A confrontation in Little Italy -- apparently over an article in a neighborhood newsletter -- has led to the arrest of community activist Roberto L. Marsili Sr., who is accused of trying to run over the newsletter's publisher with his car.
Marsili, 65, was charged with reckless endangerment and second-degree assault Saturday after Luigi Boeri, publisher of La Verita (The Truth), said Marsili tried to run him over.
"He drove his car up onto the pavement," said Boeri, 65, who was sitting on the steps of Capriccio Restaurant at High and Fawn streets about 3 p.m., when the incident is alleged to have occurred. "If he had continued, he would have hit the two guys I was with.
"But he stopped, they moved out of the way, and then Bert [Marsili] drove up on the curb.
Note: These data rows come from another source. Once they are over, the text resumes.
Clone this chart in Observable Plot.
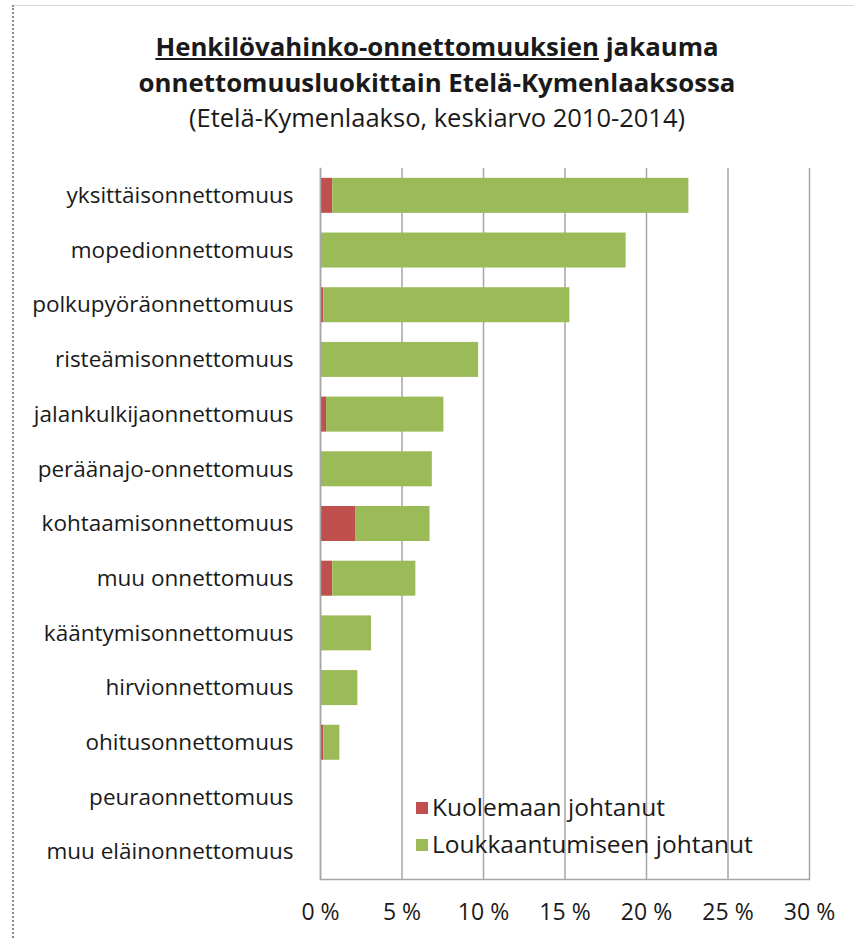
<!DOCTYPE html>
<html>
<head>
<meta charset="utf-8">
<script src="https://cdn.jsdelivr.net/npm/d3@7"></script>
<script src="https://cdn.jsdelivr.net/npm/@observablehq/plot@0.6"></script>
<style>
  html, body { margin: 0; padding: 0; background: #fff; }
  #wrap { position: relative; width: 854px; height: 938px; overflow: hidden; font-family: "Open Sans", Lato, sans-serif; color: #1a1a1a; }
  #frameTop { position: absolute; left: 13px; top: 5px; width: 841px; height: 0; border-top: 1px solid #d8d8d8; }
  #frameLeft { position: absolute; left: 12px; top: 5px; width: 0; height: 933px; border-left: 2px dotted #8a8a8a; }
  #title { position: absolute; left: 0; top: 28px; width: 874px; text-align: center; }
  #title .t { font-weight: bold; font-size: 25.8px; line-height: 36px; }
  #title .s { font-size: 25.5px; line-height: 34px; }
  #chart { position: absolute; left: 0; top: 140px; }
  #legend { position: absolute; left: 416px; top: 788px; font-size: 24.5px; line-height: 37px; }
  #legend .sw { display: inline-block; width: 12px; height: 12px; margin-right: 4px; vertical-align: 2px; }
</style>
</head>
<body>
<div id="wrap">
  <div id="frameTop"></div>
  <div id="frameLeft"></div>
  <div id="title">
    <div class="t"><span style="text-decoration: underline;">Henkilövahinko-onnettomuuksien</span> jakauma</div>
    <div class="t">onnettomuusluokittain Etelä-Kymenlaaksossa</div>
    <div class="s">(Etelä-Kymenlaakso, keskiarvo 2010-2014)</div>
  </div>
  <div id="chart"></div>
  <div id="legend"></div>
</div>
<script>
const categories = [
  "yksittäisonnettomuus",
  "mopedionnettomuus",
  "polkupyöräonnettomuus",
  "risteämisonnettomuus",
  "jalankulkijaonnettomuus",
  "peräänajo-onnettomuus",
  "kohtaamisonnettomuus",
  "muu onnettomuus",
  "kääntymisonnettomuus",
  "hirvionnettomuus",
  "ohitusonnettomuus",
  "peuraonnettomuus",
  "muu eläinonnettomuus"
];
// percent of all injury accidents
const kuolemaan = [0.75, 0, 0.2, 0, 0.37, 0, 2.15, 0.75, 0, 0, 0.2, 0, 0];
const loukkaantumiseen = [21.85, 18.75, 15.1, 9.7, 7.2, 6.86, 4.57, 5.1, 3.13, 2.29, 0.99, 0, 0];
const seriesNames = ["Kuolemaan johtanut", "Loukkaantumiseen johtanut"];
const seriesColors = ["#C0504D", "#9BBB59"];
const xTicks = [0, 5, 10, 15, 20, 25, 30];

const data = [];
categories.forEach((c, i) => {
  data.push({cat: c, series: seriesNames[0], value: kuolemaan[i]});
  data.push({cat: c, series: seriesNames[1], value: loukkaantumiseen[i]});
});

const plot = Plot.plot({
  width: 854,
  height: 798,
  marginTop: 28,
  marginBottom: 59,
  marginLeft: 320,
  marginRight: 45,
  style: {fontFamily: "'Open Sans', Lato, sans-serif", fontSize: "22px", color: "#1a1a1a", background: "transparent"},
  x: {domain: [0, 30], label: null},
  y: {domain: categories, label: null, paddingInner: 0.36, paddingOuter: 0.18, round: false},
  color: {domain: seriesNames, range: seriesColors},
  marks: [
    Plot.gridX(xTicks, {stroke: "#a6a6a6", strokeOpacity: 1, strokeWidth: 1.5}),
    Plot.barX(data, Plot.stackX({y: "cat", x: "value", fill: "series", order: seriesNames})),
    Plot.frame({anchor: "bottom", stroke: "#a6a6a6", strokeWidth: 1.5}),
    Plot.frame({anchor: "left", stroke: "#a6a6a6", strokeWidth: 1.5}),
    Plot.axisX(xTicks, {tickFormat: d => d + " %", tickSize: 0, tickPadding: 24, fontSize: 23, label: null}),
    Plot.axisY({tickSize: 0, tickPadding: 27, fontSize: 22.5, label: null})
  ]
});
document.getElementById("chart").appendChild(plot);

const legend = document.getElementById("legend");
seriesNames.forEach((n, i) => {
  const row = document.createElement("div");
  row.innerHTML = `<span class="sw" style="background:${seriesColors[i]}"></span>${n}`;
  legend.appendChild(row);
});
</script>
</body>
</html>
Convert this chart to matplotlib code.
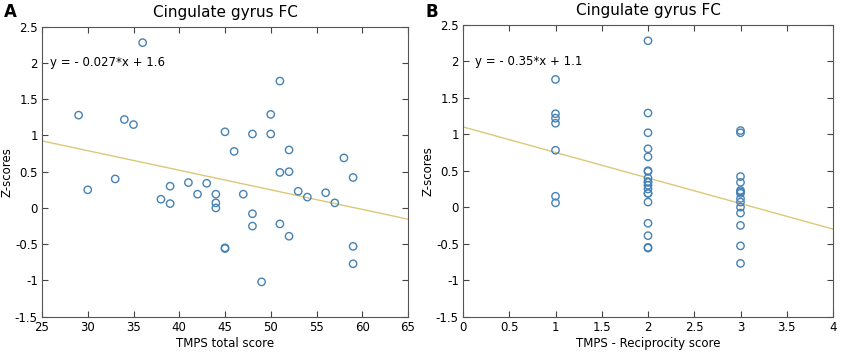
import matplotlib.pyplot as plt
import numpy as np

# panel A: TMPS total score vs Z-scores
total_score = [29, 30, 33, 34, 35, 36, 38, 39, 39, 41, 42, 43, 44, 44, 44, 45, 45, 45,
               46, 47, 48, 48, 48, 49, 50, 50, 51, 51, 51, 52, 52, 52, 53, 54, 56, 57,
               58, 59, 59, 59]
z_a = [1.28, 0.25, 0.40, 1.22, 1.15, 2.28, 0.12, 0.30, 0.06, 0.35, 0.19, 0.34, 0.19,
       0.07, 0.00, 1.05, -0.55, -0.56, 0.78, 0.19, 1.02, -0.08, -0.25, -1.02, 1.29,
       1.02, 1.75, 0.49, -0.22, 0.80, 0.50, -0.39, 0.23, 0.15, 0.21, 0.07, 0.69, 0.42,
       -0.53, -0.77]
slope_a, icept_a = -0.027, 1.6

# panel B: reciprocity score vs Z-scores
recip_score = [1]*7 + [2]*19 + [3]*14
z_b = [1.75, 1.28, 1.22, 1.15, 0.78, 0.15, 0.06,
       2.28, 1.29, 1.02, 0.80, 0.69, 0.50, 0.49, 0.40, 0.35, 0.34, 0.30, 0.25, 0.19,
       0.19, 0.07, -0.22, -0.39, -0.55, -0.56,
       1.05, 1.02, 0.42, 0.34, 0.23, 0.21, 0.19, 0.12, 0.07, 0.00, -0.08, -0.25,
       -0.53, -0.77]
slope_b, icept_b = -0.35, 1.1

dot_col = '#4682b4'
line_col = '#dcc878'

fig = plt.figure(figsize=(8.5, 3.59), dpi=100)
axA = fig.add_axes([42/850, 1-316.7/359, 366/850, 290/359])
axB = fig.add_axes([463/850, 1-316.7/359, 370/850, 292/359])

def draw(ax, x, y, slope, icept, xlim, xticks, xlabel, eqx, eq):
    ax.scatter(x, y, s=28, facecolors='none', edgecolors=dot_col, linewidths=1.0, zorder=3)
    xx = np.array(xlim)
    ax.plot(xx, slope*xx + icept, color=line_col, lw=1.0, zorder=2)
    ax.set_xlim(xlim)
    ax.set_ylim(-1.5, 2.5)
    ax.set_xticks(xticks)
    ax.set_xticklabels(['%g' % t for t in xticks])
    yt = np.arange(-1.5, 2.6, 0.5)
    ax.set_yticks(yt)
    ax.set_yticklabels(['%g' % t for t in yt])
    ax.tick_params(direction='in', top=True, right=True, labelsize=8.5, length=4,
                   color='#444444', pad=3)
    for s in ax.spines.values():
        s.set_color('#555555')
        s.set_linewidth(0.8)
    ax.set_xlabel(xlabel, fontsize=8.5, labelpad=2)
    ax.set_ylabel('Z-scores', fontsize=8.5)
    ax.yaxis.set_label_coords(-0.078, 0.5)
    ax.set_title('Cingulate gyrus FC', fontsize=11, pad=7)
    ax.text(eqx, 2.0, eq, fontsize=8.5, va='center', ha='left')

draw(axA, total_score, z_a, slope_a, icept_a, (25, 65), list(range(25, 66, 5)),
     'TMPS total score', 25.9, 'y = - 0.027*x + 1.6')
draw(axB, recip_score, z_b, slope_b, icept_b, (0, 4), list(np.arange(0, 4.1, 0.5)),
     'TMPS - Reciprocity score', 0.13, 'y = - 0.35*x + 1.1')

fig.text(10/850, 1-12/359, 'A', fontsize=12, fontweight='bold', va='center', ha='center')
fig.text(432/850, 1-12/359, 'B', fontsize=12, fontweight='bold', va='center', ha='center')

fig.savefig('out.png', dpi=100)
I had to jump up on the top step, or he would have crushed my legs."
Marsili, a stonemason known for his outspokenness as a member of the Little Italy Community Organization (LICO), was arrested about 4 p.m. by Officer Paul Sacca.
In January, Marsili was arrested and charged with punching a 77-year-old man during an argument about a community crime prevention meeting. He was found not guilty -- as was the other man, whom Marsili accused of battery.
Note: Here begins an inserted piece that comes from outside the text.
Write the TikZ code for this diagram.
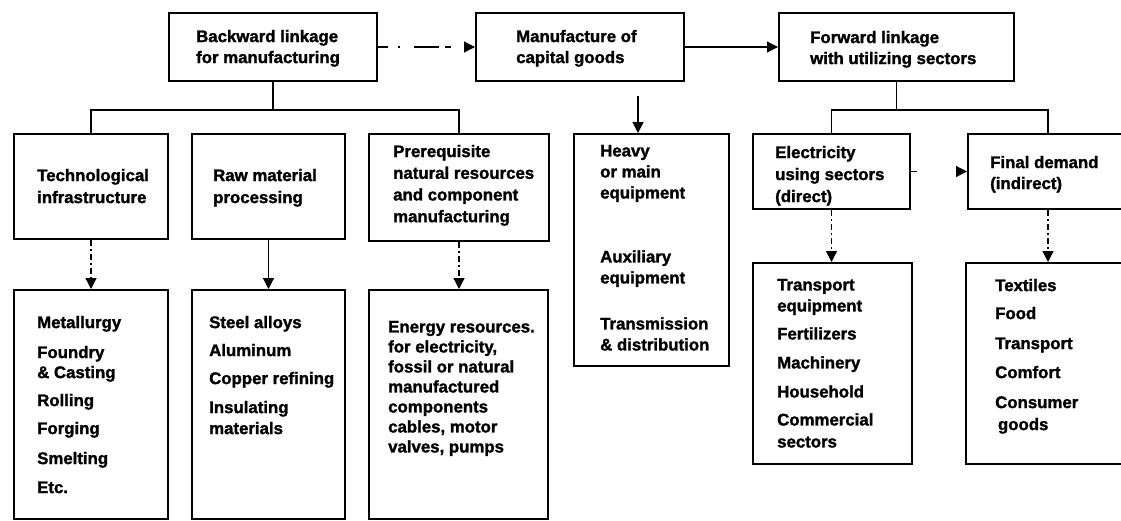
\documentclass[tikz,border=0pt]{standalone}
\usepackage{fontspec}
\setmainfont{Liberation Sans}[BoldFeatures={FakeBold=1.5}]
\usetikzlibrary{arrows.meta,calc}
\begin{document}
\begin{tikzpicture}[x=1pt,y=-1pt,
  box/.style={draw, line width=2pt, inner sep=0pt, anchor=north west},
  txt/.style={anchor=north west, inner sep=0pt, align=left, font=\fontsize{16.8}{21}\selectfont\bfseries},
  tip/.style={-{Triangle[length=11pt,width=11pt]}},
  conn/.style={line width=1.2pt},
  dsh/.style={conn, dash pattern=on 6pt off 3pt on 2pt off 3pt},
  dashdotted/.style={conn, dash pattern=on 10pt off 10pt on 2pt off 14pt on 25pt off 6pt on 6pt off 50pt},
  faint/.style={conn, dash pattern=on 6pt off 100pt}
]
\clip (0,0) rectangle (1121,520);
\fill[white] (0,0) rectangle (1121,520);

% top row
\node[box, minimum width=208pt, minimum height=68pt] (bw) at (168,12) {};
\node[box, minimum width=208pt, minimum height=68pt] (mf) at (475,12) {};
\node[box, minimum width=235pt, minimum height=68pt] (fw) at (778,12) {};
\node[txt] (bwt) at (196,29.7) {Backward linkage\\for manufacturing};
\node[txt] (mft) at (516,29.7) {Manufacture of\\capital goods};
\node[txt] (fwt) at (810,30.7) {Forward linkage\\with utilizing sectors};

% second row
\node[box, minimum width=154pt, minimum height=105pt] (tech) at (13,133) {};
\node[box, minimum width=153pt, minimum height=105pt] (raw) at (191,133) {};
\node[box, minimum width=180pt, minimum height=107pt] (pre) at (368,133) {};
\node[box, minimum width=155pt, minimum height=232pt] (heavy) at (573,133) {};
\node[box, minimum width=157pt, minimum height=75pt] (elec) at (752,133) {};
\node[box, minimum width=170pt, minimum height=75pt] (fin) at (967,133) {};

\node[txt] (techt) at (37,168.7) {Technological\\[1pt]infrastructure};
\node[txt] (rawt) at (213,168.7) {Raw material\\[1pt]processing};
\node[txt] (pret) at (393,144.7) {Prerequisite\\[0.7pt]natural resources\\[0.7pt]and component\\[0.7pt]manufacturing};
\node[txt] (heavyt) at (600,144.7) {Heavy\\or main\\equipment\\[43pt]Auxiliary\\equipment\\[25pt]Transmission\\\& distribution};
\node[txt] (elect) at (775,145.7) {Electricity\\[1pt]using sectors\\[1pt](direct)};
\node[txt] (fint) at (990,155.7) {Final demand\\(indirect)};

% third row
\node[box, minimum width=154pt, minimum height=229pt] (met) at (13,289) {};
\node[box, minimum width=153pt, minimum height=229pt] (steel) at (191,289) {};
\node[box, minimum width=179pt, minimum height=229pt] (energy) at (368,289) {};
\node[box, minimum width=159pt, minimum height=201pt] (trans) at (752,262) {};
\node[box, minimum width=170pt, minimum height=201pt] (tex) at (965,262) {};

\node[txt] (mett) at (37,315.7) {Metallurgy\\[9pt]Foundry\\[-1pt]\& Casting\\[7pt]Rolling\\[7pt]Forging\\[9pt]Smelting\\[8pt]Etc.};
\node[txt] (steelt) at (209,315.7) {Steel alloys\\[7pt]Aluminum\\[7pt]Copper refining\\[8pt]Insulating\\materials};
\node[txt] (energyt) at (388,320.7) {Energy resources.\\[-1pt]for electricity,\\[-1pt]fossil or natural\\[-1pt]manufactured\\[-1pt]components\\[-1pt]cables, motor\\[-1pt]valves, pumps};
\node[txt] (transt) at (777,278.7) {Transport\\equipment\\[7pt]Fertilizers\\[8pt]Machinery\\[8pt]Household\\[7pt]Commercial\\[1pt]sectors};
\node[txt] (text) at (995,278.7) {Textiles\\[7pt]Food\\[9pt]Transport\\[8pt]Comfort\\[9pt]Consumer\\[1pt]\,goods};

% connectors: top row
\draw[dashdotted, tip] (bw.east) -- (mf.west);
\draw[conn, tip] (mf.east) -- (fw.west);

% backward linkage bus
\coordinate (bbus) at (0,110);
\draw[conn] (bw.south) -- (bw.south |- bbus);
\draw[conn] (tech.north) -- (tech.north |- bbus) -- (pre.north |- bbus) -- (pre.north);

% manufacture to heavy equipment
\coordinate (mfa) at (638,96);
\draw[conn, tip] (mfa) -- (mfa |- heavy.north);

% forward linkage bus
\coordinate (fbus) at (0,110);
\coordinate (finx) at (1048,0);
\draw[conn] (fw.south) -- (fw.south |- fbus);
\draw[conn] (elec.north) -- (elec.north |- fbus) -- (finx |- fbus) -- (finx |- fin.north);

% electricity to final demand
\draw[faint, tip] (elec.east) -- (fin.west);

% second to third row
\draw[dsh, tip] (tech.south) -- (met.north);
\draw[conn, tip] (raw.south) -- (steel.north);
\draw[dsh, tip] (pre.south) -- (pre.south |- energy.north);
\draw[dsh, tip] (elec.south) -- (elec.south |- trans.north);
\draw[dsh, tip] (finx |- fin.south) -- (finx |- tex.north);
\end{tikzpicture}
\end{document}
Boeri said an article in Saturday's edition of La Verita might have led to the confrontation. The article accused Marsili of falsely taking credit for preventing an increase in the price of Little Italy's residential parking permits.
According to that article, Marsili circulated a flier, "The Guardian," in the neighborhood March 21 in which he claimed that LICO had persuaded city officials to curb a proposed increase in the residential parking fees. In the flier, Marsili said the city's decision was a direct result of action taken by LICO at a March 18 meeting.
But the city's decision not to increase the parking fee was made before the March 18 meeting. George G. Balog, director of public works, announced the city's decision in a letter dated March 12.
Marsili was being held yesterday at the Central Booking and Intake Center and could not be reached for comment.